How to: Choosing a Dressmaker



For many women, fantasies of the perfect wedding gown date back to their days of reading about Cinderella and fairy princesses. Your dress may be the most expensive part of your wedding budget and, depending upon how much you care about fashion, may also be the thing you spend the most time debating, discussing with loved ones, and gathering information about. Hiring a dressmaker, rather than buying off the rack, can be the first step toward getting a one-of-a-kind dress that perfectly matches the dream dress in your imagination, but you'll need to ensure you choose the right dressmaker. 

(Courtesy designmuseum.org)

The Role of the Dressmaker

 Dressmakers come in two broad categories. Retail stores offer sample dresses and then tailor the dress to suit your measurements, while independent dressmakers can make a dress for you from scratch. The right choice for you will depend on your needs and budget. If you're looking for something specific and one-of-a-kind, you'll probably want to go with a dressmaker who can make your dress from scratch. You're paying for the dressmaker's time and experience, though, so having your dress custom made will cost you. But if you just want a dress that looks great on your body, your local dress shop should have plenty of options. 


A dressmaker is an entirely different animal for a tailor. Tailors make minor alterations to clothes to help them fit better, while dressmakers can fundamentally alter the dress itself by removing or adding a train, changing lace, or changing the shape or style of the neckline. At retail stores, dressmakers often act primarily as tailors, making adjustments to the dress to ensure it fits rather than making a completely new dress. 

How Much Time?

If you're having the dress made from scratch, plan on ordering it no later than six to eight months before your wedding. Whether you have the dress custom made or simply buy and alter an existing dress, you'll usually have one to two fittings after the dress is complete. Leave at least two months between your first fitting and your wedding day, because this gives you plenty of time to make significant changes to the dress. Your final fitting will likely be a week or so before the wedding. This is the chance to see the finished product, not to make big changes, so don't count on giving your dressmaker a bunch of new requests right before your wedding!

Of course, different dressmakers and stores have wildly different policies, and the time it takes to actually get your dress depends on your dressmaker's workload and working speed, as well as the complexity of your dress. Rather than relying on blind faith or a general guide, call a few dressmakers as soon as you get engaged, and ask them how quickly you need to order your wedding gown. 

Choosing Your Dressmaker 

Before you pay a deposit or sign a contract, you'll need to do the legwork of vetting your dressmaker. Don't just go on blind faith or based on a sales pitch, because you only have one chance to get this right. Instead, determine whether your dressmaker meets your needs and is qualified by doing some of the following:

Asking for photos of previous work, as well as the sketches from which the work was produced. This gives you an idea of how closely the dressmaker's made-from-scratch dresses match her initial sketches. 

Asking for references. 

Reading online reviews, and checking the dressmaker's Facebook and other social networking pages to ensure there have been no complaints. 
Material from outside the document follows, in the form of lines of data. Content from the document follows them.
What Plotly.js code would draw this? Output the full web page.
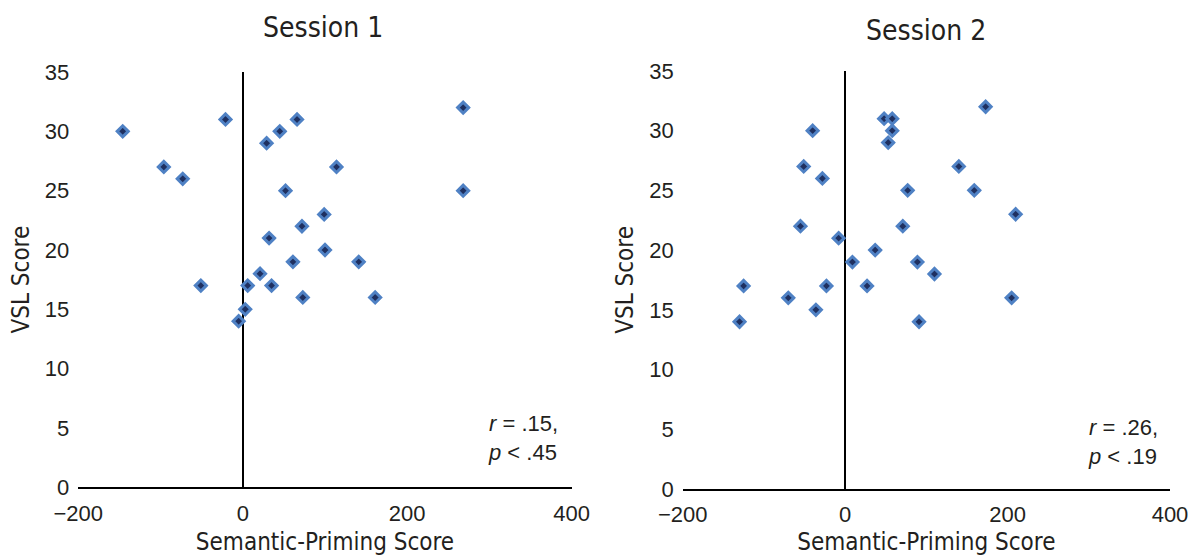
<!DOCTYPE html>
<html>
<head>
<meta charset="utf-8">
<script src="https://cdn.plot.ly/plotly-3.0.1.min.js"></script>
<style>html,body{margin:0;padding:0;background:#fff;}#chart{width:1193px;height:556px;}</style>
</head>
<body>
<div id="chart"></div>
<script>
// Session 1: semantic-priming score (x) vs VSL score (y)
const session1Priming = [-146, -21, -96, -73, 29, 45, 66, 114, 52, 99, 72, 32, 100, 61, 21, -51, 6, 35, 73, 3, -5, 141, 161, 268, 268];
const session1VSL     = [30, 31, 27, 26, 29, 30, 31, 27, 25, 23, 22, 21, 20, 19, 18, 17, 17, 17, 16, 15, 14, 19, 16, 32, 25];

// Session 2
const session2Priming = [173, 48, 58, 58, 53, -40, -51, -28, 140, 77, 159, -55, 71, -8, 37, 9, 89, 110, -125, -23, 27, -70, -36, -130, 91, 210, 205];
const session2VSL     = [32, 31, 31, 30, 29, 30, 27, 26, 27, 25, 25, 22, 22, 21, 20, 19, 19, 18, 17, 17, 17, 16, 15, 14, 14, 23, 16];

const xTickVals = [-200, 0, 200, 400];
const yTickVals = [0, 5, 10, 15, 20, 25, 30, 35];
const panelTitles = ["Session 1", "Session 2"];
const statsText = ["<i>r</i> = .15,<br><i>p</i> < .45", "<i>r</i> = .26,<br><i>p</i> < .19"];
const xTitle = "Semantic-Priming Score";
const yTitle = "VSL Score";

const W = 1193, H = 556;
const textColor = "#231f20";
const tickFont = {family: "Liberation Sans, Arial, sans-serif", size: 22, color: textColor};
const titleFontFamily = "'Liberation Sans Narrow', 'Arial Narrow', 'DejaVu Sans Condensed', sans-serif";

const marker = {symbol: "diamond", size: 8.5, color: "#1f3060", line: {color: "#4f81c4", width: 3}};

const traces = [
  {x: session1Priming, y: session1VSL, type: "scatter", mode: "markers", marker: marker, xaxis: "x", yaxis: "y", hoverinfo: "x+y"},
  {x: session2Priming, y: session2VSL, type: "scatter", mode: "markers", marker: marker, xaxis: "x2", yaxis: "y2", hoverinfo: "x+y"}
];

function xAxis(domain) {
  return {
    domain: domain, range: [-200, 400], tickvals: xTickVals, ticks: "", showgrid: false,
    showline: true, linecolor: "#000", linewidth: 2,
    zeroline: true, zerolinecolor: "#000", zerolinewidth: 2,
    tickfont: tickFont, ticklabelstandoff: 5, fixedrange: true,
    title: {text: xTitle, font: {family: titleFontFamily, size: 24, color: textColor}, standoff: 14}
  };
}
function yAxis(domain, anchor) {
  return {
    domain: domain, range: [0, 35], tickvals: yTickVals, ticks: "", showgrid: false,
    showline: false, zeroline: false, anchor: anchor,
    tickfont: tickFont, ticklabelstandoff: 8, fixedrange: true,
    title: {text: yTitle, font: {family: titleFontFamily, size: 24, color: textColor}, standoff: 8}
  };
}

const layout = {
  width: W, height: H,
  margin: {l: 0, r: 0, t: 0, b: 0},
  paper_bgcolor: "#fff", plot_bgcolor: "#fff",
  showlegend: false,
  font: {family: "Liberation Sans, Arial, sans-serif", color: textColor},
  xaxis: Object.assign(xAxis([78.3 / W, 571.7 / W]), {anchor: "y"}),
  yaxis: yAxis([(H - 487.3) / H, (H - 72) / H], "x"),
  xaxis2: Object.assign(xAxis([682.7 / W, 1170 / W]), {anchor: "y2"}),
  yaxis2: yAxis([(H - 489) / H, (H - 70.9) / H], "x2"),
  annotations: [
    {text: panelTitles[0], xref: "paper", yref: "paper", x: 323 / W, y: 1 - 27 / H, xanchor: "center", yanchor: "middle", showarrow: false,
     font: {family: titleFontFamily, size: 28, color: textColor}},
    {text: panelTitles[1], xref: "paper", yref: "paper", x: 926 / W, y: 1 - 30 / H, xanchor: "center", yanchor: "middle", showarrow: false,
     font: {family: titleFontFamily, size: 28, color: textColor}},
    {text: statsText[0], xref: "x", yref: "y", x: 296, y: 6.6, xanchor: "left", yanchor: "top", align: "left", showarrow: false,
     font: {family: "Liberation Sans, Arial, sans-serif", size: 22, color: textColor}},
    {text: statsText[1], xref: "x2", yref: "y2", x: 296, y: 6.4, xanchor: "left", yanchor: "top", align: "left", showarrow: false,
     font: {family: "Liberation Sans, Arial, sans-serif", size: 22, color: textColor}}
  ]
};

Plotly.newPlot("chart", traces, layout, {displayModeBar: false, staticPlot: true});
</script>
</body>
</html>
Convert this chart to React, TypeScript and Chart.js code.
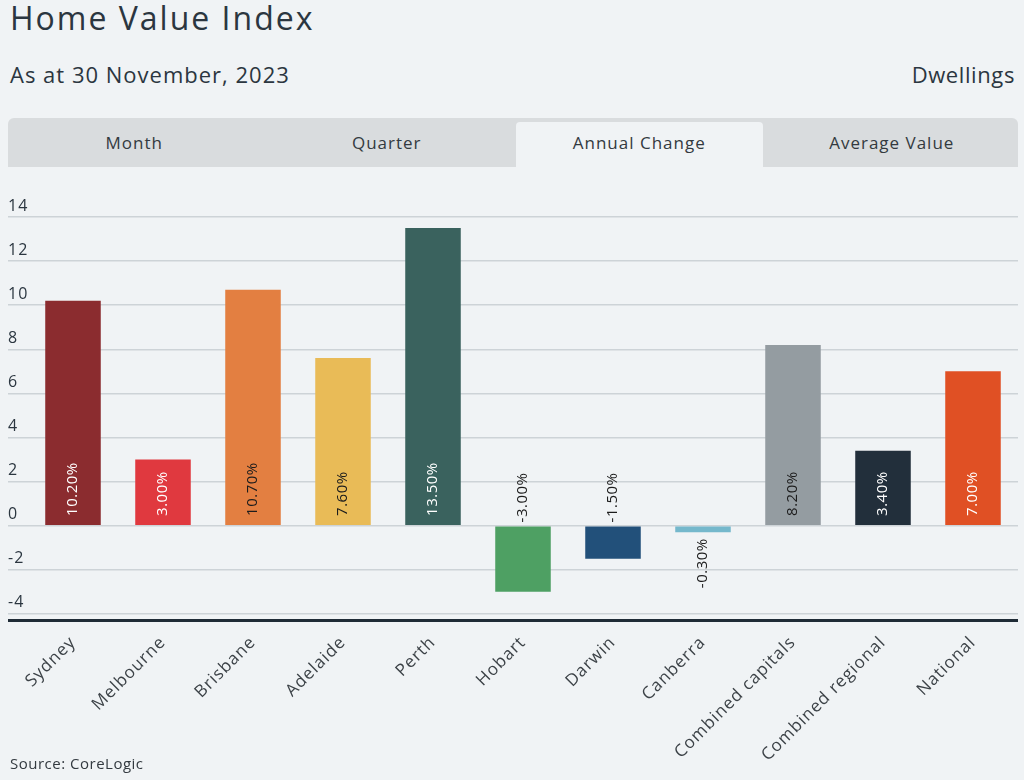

Asking your dressmaker about her training and experience. Dressmakers who have been in business for years usually have a healthy track record of satisfied customers. 

Ensure that the dressmaker's previous work matches your style. A dressmaker who specializes in modern, understated wedding dresses might not be the best choice if you're hoping for a lace-filled vintage confection. 

Saving Cash 

If you're hoping to save cash, having your dress custom made from scratch is not a recipe for a happy bank account. Instead, try picking a dress at a store and then having the in-house dressmaker alter it. You may also be able to save money if you buy multiple items from the same place. For example, some stores offer a discount to brides who purchase bridesmaid dresses, veils, and shoes at the same time as the dress. 

Dressmakers with years of experience typically charge more, so plan on dropping some serious cash if you're choosing the best seamstress in the business. You'll also have to pay for the dressmaker's supplies. Costly materials such as intricate lace, pearls, and beading can drive up the cost. If you're on a budget, you may be stuck straddling the line between cost and quality, so be prepared to scale down your expectations, choose a new dressmaker who has a small but impressive portfolio, or stick to buying the dress off the rack and then making alterations. 

Fairy princesses never have to contemplate budgets, but real women do. If you can't afford everything you want, remember that the most important thing isn't the dress. It's the marriage that follows! By planning ahead of time and ensuring you carefully interview each dressmaker you consider, you have the opportunity to get the best of both worlds by minimizing costs and grasping for the dress of your dreams.